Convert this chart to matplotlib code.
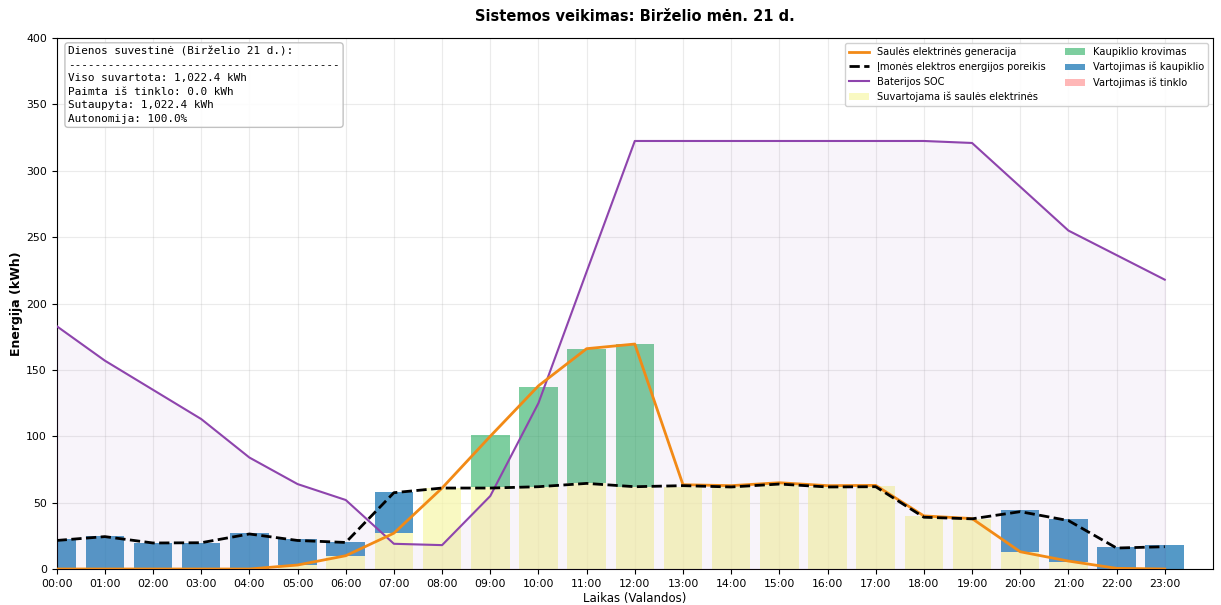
import matplotlib.pyplot as plt
import numpy as np

hours = list(range(24))
hour_labels = [f"{h:02d}:00" for h in hours]

# hourly values (kWh)
solar = [0, 0, 0, 0, 0, 3, 10, 27, 61, 100, 138, 166, 169.5, 63.5,
         62.8, 65, 62.8, 63, 40, 38, 13, 6, 0.5, 0]
demand = [21.5, 24.4, 19.6, 19.8, 26.4, 21.5, 20, 57.5, 61, 61, 62, 64.5, 62, 62.8,
          61.8, 64, 61.8, 62, 39, 37.8, 43.2, 36.5, 15.8, 16.8]
soc = [183, 157, 135, 113, 84, 64, 52, 19, 18, 55, 125, 224, 322.5, 322.5,
       322.5, 322.5, 322.5, 322.5, 322.5, 321, 288, 255, 236.5, 218]

solar_used = [0, 0, 0, 0, 0, 3, 9.8, 26.9, 61, 62, 62, 64.5, 62, 62,
              62, 64, 62, 62.5, 40, 38, 13, 5.5, 0, 0]
charge = [0, 0, 0, 0, 0, 0, 0, 0, 0, 39, 75, 101, 107.5, 0,
          0, 0, 0, 0, 0, 0, 0, 0, 0, 0]
discharge = [22.3, 25.1, 19.8, 19.8, 26.9, 19.6, 10.8, 31.4, 0, 0, 0, 0, 0, 0,
             0, 0, 0, 0, 0, 0, 31.4, 32.2, 16.8, 18]
grid = [0] * 24

summary = ("Dienos suvestinė (Birželio 21 d.):\n"
           + "-" * 41 + "\n"
           "Viso suvartota: 1,022.4 kWh\n"
           "Paimta iš tinklo: 0.0 kWh\n"
           "Sutaupyta: 1,022.4 kWh\n"
           "Autonomija: 100.0%")

fig, ax = plt.subplots(figsize=(12.21, 6.05), dpi=100)
fig.subplots_adjust(left=0.0464, right=0.9934, top=0.937, bottom=0.0595)

x = np.array(hours)
w = 0.8
su = np.array(solar_used)
ch = np.array(charge)
dis = np.array(discharge)

b_sun = ax.bar(x, su, w, color='#f7f7a8', alpha=0.7, label='Suvartojama iš saulės elektrinės', zorder=2)
b_ch = ax.bar(x, ch, w, bottom=su, color='#27ae60', alpha=0.6, label='Kaupiklio krovimas', zorder=2)
b_dis = ax.bar(x, dis, w, bottom=su, color='#2980b9', alpha=0.8, label='Vartojimas iš kaupiklio', zorder=2)
b_grid = ax.bar(x, grid, w, bottom=su + dis, color='#ff9999', alpha=0.7, label='Vartojimas iš tinklo', zorder=2)

ax.fill_between(x, soc, color='#8e44ad', alpha=0.06, zorder=3)

l_sol, = ax.plot(x, solar, color='#f28a16', lw=2, label='Saulės elektrinės generacija', zorder=5)
l_dem, = ax.plot(x, demand, color='black', lw=2, ls='--', label='Įmonės elektros energijos poreikis', zorder=6)
l_soc, = ax.plot(x, soc, color='#8e44ad', lw=1.5, label='Baterijos SOC', zorder=4)

ax.set_xlim(0, 24)
ax.set_ylim(0, 400)
ax.set_xticks(x)
ax.set_xticklabels(hour_labels, fontsize=7.8)
ax.tick_params(axis='y', labelsize=7.8)
ax.grid(True, alpha=0.25, zorder=0)
ax.set_axisbelow(True)

ax.set_xlabel('Laikas (Valandos)', fontsize=8.5, labelpad=2)
ax.set_ylabel('Energija (kWh)', fontsize=9, fontweight='bold', labelpad=2)
ax.set_title('Sistemos veikimas: Birželio mėn. 21 d.', fontsize=10.5, fontweight='bold', pad=12)

handles = [l_sol, l_dem, l_soc, b_sun, b_ch, b_dis, b_grid]
ax.legend(handles, [h.get_label() for h in handles],
          loc='upper right', ncol=2, fontsize=7.1, framealpha=0.9)

ax.text(0.01, 0.985, summary, transform=ax.transAxes, va='top', ha='left',
        family='monospace', fontsize=7.9, linespacing=1.45,
        bbox=dict(boxstyle='round', facecolor='white', edgecolor='#bbbbbb', alpha=0.9))

fig.savefig('out.png', dpi=100)
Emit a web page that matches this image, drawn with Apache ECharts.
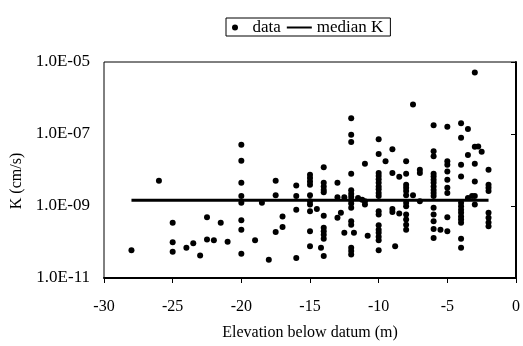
+--
▶ [Written request]
Return only the lines running from the start of the entries above to the line that contains "dis = np.array(discharge)", inclusive, and omit every picture.

▶ [Answer to this task]
Convert this chart to matplotlib code.
import matplotlib.pyplot as plt
import numpy as np

hours = list(range(24))
hour_labels = [f"{h:02d}:00" for h in hours]

# hourly values (kWh)
solar = [0, 0, 0, 0, 0, 3, 10, 27, 61, 100, 138, 166, 169.5, 63.5,
         62.8, 65, 62.8, 63, 40, 38, 13, 6, 0.5, 0]
demand = [21.5, 24.4, 19.6, 19.8, 26.4, 21.5, 20, 57.5, 61, 61, 62, 64.5, 62, 62.8,
          61.8, 64, 61.8, 62, 39, 37.8, 43.2, 36.5, 15.8, 16.8]
soc = [183, 157, 135, 113, 84, 64, 52, 19, 18, 55, 125, 224, 322.5, 322.5,
       322.5, 322.5, 322.5, 322.5, 322.5, 321, 288, 255, 236.5, 218]

solar_used = [0, 0, 0, 0, 0, 3, 9.8, 26.9, 61, 62, 62, 64.5, 62, 62,
              62, 64, 62, 62.5, 40, 38, 13, 5.5, 0, 0]
charge = [0, 0, 0, 0, 0, 0, 0, 0, 0, 39, 75, 101, 107.5, 0,
          0, 0, 0, 0, 0, 0, 0, 0, 0, 0]
discharge = [22.3, 25.1, 19.8, 19.8, 26.9, 19.6, 10.8, 31.4, 0, 0, 0, 0, 0, 0,
             0, 0, 0, 0, 0, 0, 31.4, 32.2, 16.8, 18]
grid = [0] * 24

summary = ("Dienos suvestinė (Birželio 21 d.):\n"
           + "-" * 41 + "\n"
           "Viso suvartota: 1,022.4 kWh\n"
           "Paimta iš tinklo: 0.0 kWh\n"
           "Sutaupyta: 1,022.4 kWh\n"
           "Autonomija: 100.0%")

fig, ax = plt.subplots(figsize=(12.21, 6.05), dpi=100)
fig.subplots_adjust(left=0.0464, right=0.9934, top=0.937, bottom=0.0595)

x = np.array(hours)
w = 0.8
su = np.array(solar_used)
ch = np.array(charge)
dis = np.array(discharge)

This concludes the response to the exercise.